» EXERCISE TASK
Every line containing the word "React" needs to be found and copied.

» COLLECTED DATA
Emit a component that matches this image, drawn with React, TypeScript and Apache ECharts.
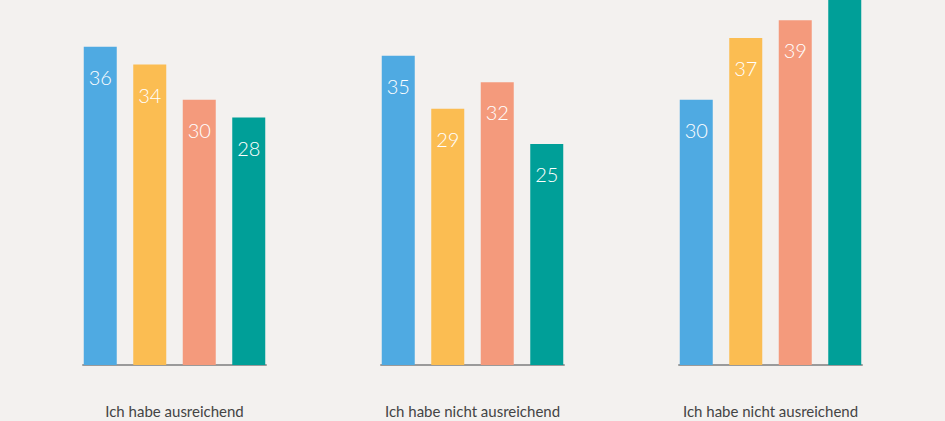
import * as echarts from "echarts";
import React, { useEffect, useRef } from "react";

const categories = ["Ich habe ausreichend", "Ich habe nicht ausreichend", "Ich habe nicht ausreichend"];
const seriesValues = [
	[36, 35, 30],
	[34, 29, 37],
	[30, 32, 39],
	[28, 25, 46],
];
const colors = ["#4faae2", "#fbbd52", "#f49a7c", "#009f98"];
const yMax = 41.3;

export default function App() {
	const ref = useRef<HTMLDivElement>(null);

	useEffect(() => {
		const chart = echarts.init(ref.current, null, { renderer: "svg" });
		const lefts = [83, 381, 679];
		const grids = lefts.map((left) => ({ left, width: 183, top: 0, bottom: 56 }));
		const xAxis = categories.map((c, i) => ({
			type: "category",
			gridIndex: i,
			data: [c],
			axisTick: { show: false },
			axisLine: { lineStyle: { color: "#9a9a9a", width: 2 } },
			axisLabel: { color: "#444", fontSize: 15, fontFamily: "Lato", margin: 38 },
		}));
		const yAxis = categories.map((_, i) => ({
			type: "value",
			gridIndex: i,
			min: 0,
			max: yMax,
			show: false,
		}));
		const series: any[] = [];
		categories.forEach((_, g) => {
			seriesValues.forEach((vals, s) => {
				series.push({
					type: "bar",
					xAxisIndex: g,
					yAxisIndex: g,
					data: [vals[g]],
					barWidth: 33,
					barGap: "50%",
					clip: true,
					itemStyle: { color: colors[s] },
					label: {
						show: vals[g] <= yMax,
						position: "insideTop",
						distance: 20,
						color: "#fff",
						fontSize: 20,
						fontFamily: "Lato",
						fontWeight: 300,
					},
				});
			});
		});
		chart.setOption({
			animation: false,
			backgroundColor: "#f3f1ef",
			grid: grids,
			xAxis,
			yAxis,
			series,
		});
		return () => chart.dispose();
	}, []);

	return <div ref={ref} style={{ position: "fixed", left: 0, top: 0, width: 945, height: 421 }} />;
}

» OUTPUT FOR THIS EXERCISE
Emit a component that matches this image, drawn with React, TypeScript and Apache ECharts.
import React, { useEffect, useRef } from "react";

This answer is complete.